3. That none of the other three vehicle occupants were willing to "rat out" their buddy hardly makes him innocent.

They ***did*** "rat him out." His identity was disclosed to the police by the other teens, and he met with the police less than a week after the altercation. That's the point: the police know who hit Dave LaMont. They know because the teens told them. That may fit your concept of "not ratting him out" but it doesn't square with mine. Further, your implicit assumption that four teenagers could get together and fabricate a "cover story" that the police wouldn't be able to pick apart demonstrates a complete ignorance of the reality of the efficacy of police interrogation skills. If this was a "vicious beating" the police would have evidence of that from the teens themselves. If you don't believe me, ask a police detective. One person might be able to stick to a phony story. Four? All teenagers? Fuhgeddaboudit.

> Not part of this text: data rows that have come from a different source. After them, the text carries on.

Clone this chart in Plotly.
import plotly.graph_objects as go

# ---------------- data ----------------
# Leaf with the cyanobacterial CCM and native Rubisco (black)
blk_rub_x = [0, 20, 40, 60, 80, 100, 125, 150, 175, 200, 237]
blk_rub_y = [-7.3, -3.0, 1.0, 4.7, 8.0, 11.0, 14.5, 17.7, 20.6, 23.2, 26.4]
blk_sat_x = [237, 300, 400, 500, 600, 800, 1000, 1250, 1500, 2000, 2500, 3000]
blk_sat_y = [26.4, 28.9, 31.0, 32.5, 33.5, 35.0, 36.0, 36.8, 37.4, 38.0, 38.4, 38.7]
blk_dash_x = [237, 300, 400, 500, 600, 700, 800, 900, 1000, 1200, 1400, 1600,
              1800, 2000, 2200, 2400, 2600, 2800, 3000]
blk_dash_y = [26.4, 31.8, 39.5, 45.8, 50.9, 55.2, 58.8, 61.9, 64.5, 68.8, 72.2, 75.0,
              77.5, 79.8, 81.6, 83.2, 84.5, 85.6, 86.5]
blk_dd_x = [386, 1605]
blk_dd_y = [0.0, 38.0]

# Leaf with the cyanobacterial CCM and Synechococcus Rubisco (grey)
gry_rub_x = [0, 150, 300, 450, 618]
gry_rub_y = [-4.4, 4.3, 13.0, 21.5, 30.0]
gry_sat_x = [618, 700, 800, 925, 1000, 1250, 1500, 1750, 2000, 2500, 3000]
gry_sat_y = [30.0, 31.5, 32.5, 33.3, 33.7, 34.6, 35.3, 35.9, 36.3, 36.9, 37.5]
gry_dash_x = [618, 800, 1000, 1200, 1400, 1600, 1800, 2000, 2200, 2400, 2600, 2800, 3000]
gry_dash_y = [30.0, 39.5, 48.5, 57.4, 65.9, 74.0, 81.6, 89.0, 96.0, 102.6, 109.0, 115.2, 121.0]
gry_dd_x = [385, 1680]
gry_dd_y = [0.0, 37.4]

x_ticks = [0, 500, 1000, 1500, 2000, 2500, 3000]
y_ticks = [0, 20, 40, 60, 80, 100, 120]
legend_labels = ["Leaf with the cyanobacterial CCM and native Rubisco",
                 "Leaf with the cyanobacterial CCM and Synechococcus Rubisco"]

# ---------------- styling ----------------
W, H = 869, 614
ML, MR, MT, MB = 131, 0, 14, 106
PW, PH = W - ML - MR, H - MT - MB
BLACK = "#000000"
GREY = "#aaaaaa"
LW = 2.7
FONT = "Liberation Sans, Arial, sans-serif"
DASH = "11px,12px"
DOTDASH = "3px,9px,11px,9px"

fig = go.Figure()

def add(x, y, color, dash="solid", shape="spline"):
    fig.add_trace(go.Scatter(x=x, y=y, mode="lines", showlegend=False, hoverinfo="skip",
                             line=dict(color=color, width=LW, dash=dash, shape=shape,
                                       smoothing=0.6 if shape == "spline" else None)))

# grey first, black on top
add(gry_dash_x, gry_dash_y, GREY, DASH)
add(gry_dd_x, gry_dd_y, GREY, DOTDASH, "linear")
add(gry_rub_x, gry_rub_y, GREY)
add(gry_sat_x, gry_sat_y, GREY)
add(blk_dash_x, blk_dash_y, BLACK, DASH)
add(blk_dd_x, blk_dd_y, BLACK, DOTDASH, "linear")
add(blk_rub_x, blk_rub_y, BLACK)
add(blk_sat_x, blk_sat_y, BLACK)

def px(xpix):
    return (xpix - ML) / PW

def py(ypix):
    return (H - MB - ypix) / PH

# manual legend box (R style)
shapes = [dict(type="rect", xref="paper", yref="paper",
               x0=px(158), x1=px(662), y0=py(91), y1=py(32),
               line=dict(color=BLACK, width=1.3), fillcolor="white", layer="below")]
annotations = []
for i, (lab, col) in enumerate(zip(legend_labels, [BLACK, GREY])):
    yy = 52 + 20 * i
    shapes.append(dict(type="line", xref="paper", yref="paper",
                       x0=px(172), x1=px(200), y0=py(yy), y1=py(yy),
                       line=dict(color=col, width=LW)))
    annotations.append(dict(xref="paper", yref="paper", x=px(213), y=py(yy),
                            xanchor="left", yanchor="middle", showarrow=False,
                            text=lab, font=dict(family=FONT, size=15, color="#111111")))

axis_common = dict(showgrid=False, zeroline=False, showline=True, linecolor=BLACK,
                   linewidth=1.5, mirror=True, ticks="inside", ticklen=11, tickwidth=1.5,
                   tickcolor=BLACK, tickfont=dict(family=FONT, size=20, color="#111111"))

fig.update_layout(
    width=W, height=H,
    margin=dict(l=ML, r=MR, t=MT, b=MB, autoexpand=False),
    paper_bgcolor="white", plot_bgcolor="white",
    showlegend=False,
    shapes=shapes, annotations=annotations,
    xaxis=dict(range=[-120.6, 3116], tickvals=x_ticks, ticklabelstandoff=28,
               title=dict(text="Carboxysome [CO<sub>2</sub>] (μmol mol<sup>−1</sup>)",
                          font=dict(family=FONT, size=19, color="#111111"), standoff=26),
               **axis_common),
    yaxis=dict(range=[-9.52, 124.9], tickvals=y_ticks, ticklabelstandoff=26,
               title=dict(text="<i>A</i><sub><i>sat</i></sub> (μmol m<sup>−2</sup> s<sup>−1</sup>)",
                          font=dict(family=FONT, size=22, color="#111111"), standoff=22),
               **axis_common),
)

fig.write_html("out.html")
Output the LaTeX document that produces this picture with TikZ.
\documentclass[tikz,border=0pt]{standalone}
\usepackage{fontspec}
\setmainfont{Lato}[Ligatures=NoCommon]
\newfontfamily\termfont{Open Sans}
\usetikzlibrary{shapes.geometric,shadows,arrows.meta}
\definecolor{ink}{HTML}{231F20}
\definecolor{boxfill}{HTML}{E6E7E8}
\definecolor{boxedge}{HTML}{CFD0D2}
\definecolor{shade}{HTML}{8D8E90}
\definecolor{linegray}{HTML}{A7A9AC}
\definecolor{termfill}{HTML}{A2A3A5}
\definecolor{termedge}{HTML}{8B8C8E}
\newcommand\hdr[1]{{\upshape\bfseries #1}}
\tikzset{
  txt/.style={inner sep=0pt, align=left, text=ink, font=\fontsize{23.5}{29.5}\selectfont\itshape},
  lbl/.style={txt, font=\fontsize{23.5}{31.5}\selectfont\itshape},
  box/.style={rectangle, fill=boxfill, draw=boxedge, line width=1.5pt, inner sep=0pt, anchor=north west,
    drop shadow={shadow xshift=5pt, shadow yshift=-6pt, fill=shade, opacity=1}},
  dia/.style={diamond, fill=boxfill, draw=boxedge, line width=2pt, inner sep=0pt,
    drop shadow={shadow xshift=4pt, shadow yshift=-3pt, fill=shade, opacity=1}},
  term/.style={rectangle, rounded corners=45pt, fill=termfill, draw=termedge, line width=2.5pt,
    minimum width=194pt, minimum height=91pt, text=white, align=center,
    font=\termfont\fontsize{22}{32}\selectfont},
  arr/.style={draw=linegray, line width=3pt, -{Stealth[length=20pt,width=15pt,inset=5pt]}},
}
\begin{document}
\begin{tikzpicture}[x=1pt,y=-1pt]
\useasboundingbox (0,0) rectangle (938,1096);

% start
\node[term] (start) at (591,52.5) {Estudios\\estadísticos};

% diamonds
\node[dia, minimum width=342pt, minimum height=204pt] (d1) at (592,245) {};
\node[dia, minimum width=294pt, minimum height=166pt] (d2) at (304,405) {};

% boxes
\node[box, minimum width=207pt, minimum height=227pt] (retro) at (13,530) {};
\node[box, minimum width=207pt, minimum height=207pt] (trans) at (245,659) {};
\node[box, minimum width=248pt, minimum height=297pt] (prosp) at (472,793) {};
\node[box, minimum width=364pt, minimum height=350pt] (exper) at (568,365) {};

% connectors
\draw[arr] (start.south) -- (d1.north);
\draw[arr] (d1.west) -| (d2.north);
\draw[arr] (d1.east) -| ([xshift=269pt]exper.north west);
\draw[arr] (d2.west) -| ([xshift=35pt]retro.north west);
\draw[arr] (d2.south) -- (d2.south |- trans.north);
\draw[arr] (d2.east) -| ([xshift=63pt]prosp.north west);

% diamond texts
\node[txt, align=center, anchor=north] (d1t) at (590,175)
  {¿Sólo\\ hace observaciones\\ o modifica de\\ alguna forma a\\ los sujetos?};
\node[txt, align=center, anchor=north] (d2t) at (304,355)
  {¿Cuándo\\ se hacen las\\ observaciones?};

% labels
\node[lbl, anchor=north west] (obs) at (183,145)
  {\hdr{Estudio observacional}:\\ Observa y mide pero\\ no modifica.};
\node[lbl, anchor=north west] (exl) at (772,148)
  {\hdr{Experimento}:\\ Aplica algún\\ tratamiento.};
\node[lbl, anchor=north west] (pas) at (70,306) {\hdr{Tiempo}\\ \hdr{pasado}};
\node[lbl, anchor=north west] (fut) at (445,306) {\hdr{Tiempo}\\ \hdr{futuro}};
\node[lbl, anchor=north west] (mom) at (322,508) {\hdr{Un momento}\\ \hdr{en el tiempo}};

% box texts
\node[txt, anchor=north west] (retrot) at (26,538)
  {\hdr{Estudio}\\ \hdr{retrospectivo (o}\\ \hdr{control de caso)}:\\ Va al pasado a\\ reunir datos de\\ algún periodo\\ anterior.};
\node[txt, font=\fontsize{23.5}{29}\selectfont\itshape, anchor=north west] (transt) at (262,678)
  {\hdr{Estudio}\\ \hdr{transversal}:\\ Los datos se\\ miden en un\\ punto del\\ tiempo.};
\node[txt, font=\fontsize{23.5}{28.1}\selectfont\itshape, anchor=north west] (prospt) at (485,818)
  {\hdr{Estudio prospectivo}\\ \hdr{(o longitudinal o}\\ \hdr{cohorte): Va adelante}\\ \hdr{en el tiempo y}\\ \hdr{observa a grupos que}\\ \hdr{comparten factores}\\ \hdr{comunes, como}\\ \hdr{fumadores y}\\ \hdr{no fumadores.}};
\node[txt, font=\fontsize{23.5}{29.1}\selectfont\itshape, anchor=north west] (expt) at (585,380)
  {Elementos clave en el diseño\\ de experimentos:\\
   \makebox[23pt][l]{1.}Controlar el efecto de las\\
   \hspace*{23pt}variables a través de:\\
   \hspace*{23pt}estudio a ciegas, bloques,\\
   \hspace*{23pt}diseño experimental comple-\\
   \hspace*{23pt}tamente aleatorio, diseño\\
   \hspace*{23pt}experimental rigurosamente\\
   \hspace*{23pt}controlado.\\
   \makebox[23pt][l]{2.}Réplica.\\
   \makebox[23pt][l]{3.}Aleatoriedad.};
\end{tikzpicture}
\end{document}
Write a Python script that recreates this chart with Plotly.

The reason you have to keep twisting yourself into knots of increasingly tangential argumentation is because you are unwilling to face the central, undisputed fact: the police know who hit LaMont. They know LaMont was seriously injured as a result. The authorities have nonetheless decided not to bring criminal charges against him or anyone else. There is a simple explanation for that which doesn't require recourse to implausible conspiracy theories: the teenager was acting in self defense.

I understand that that conflicts with your heartfelt, emotional belief that LaMont is purely a victim and the teens "demon spawn." But it squares with the verifiable facts. Your theories don't.

My heart goes out to the LaMont family. They don't deserve what happened; they will be facing difficulties and hardship. But two wrongs don't make a right. Just because events got out of hand and he suffered an injury far out of proportion to what he or anyone else would have anticipated doesn't justify demonizing or punishing the teens he confronted that night.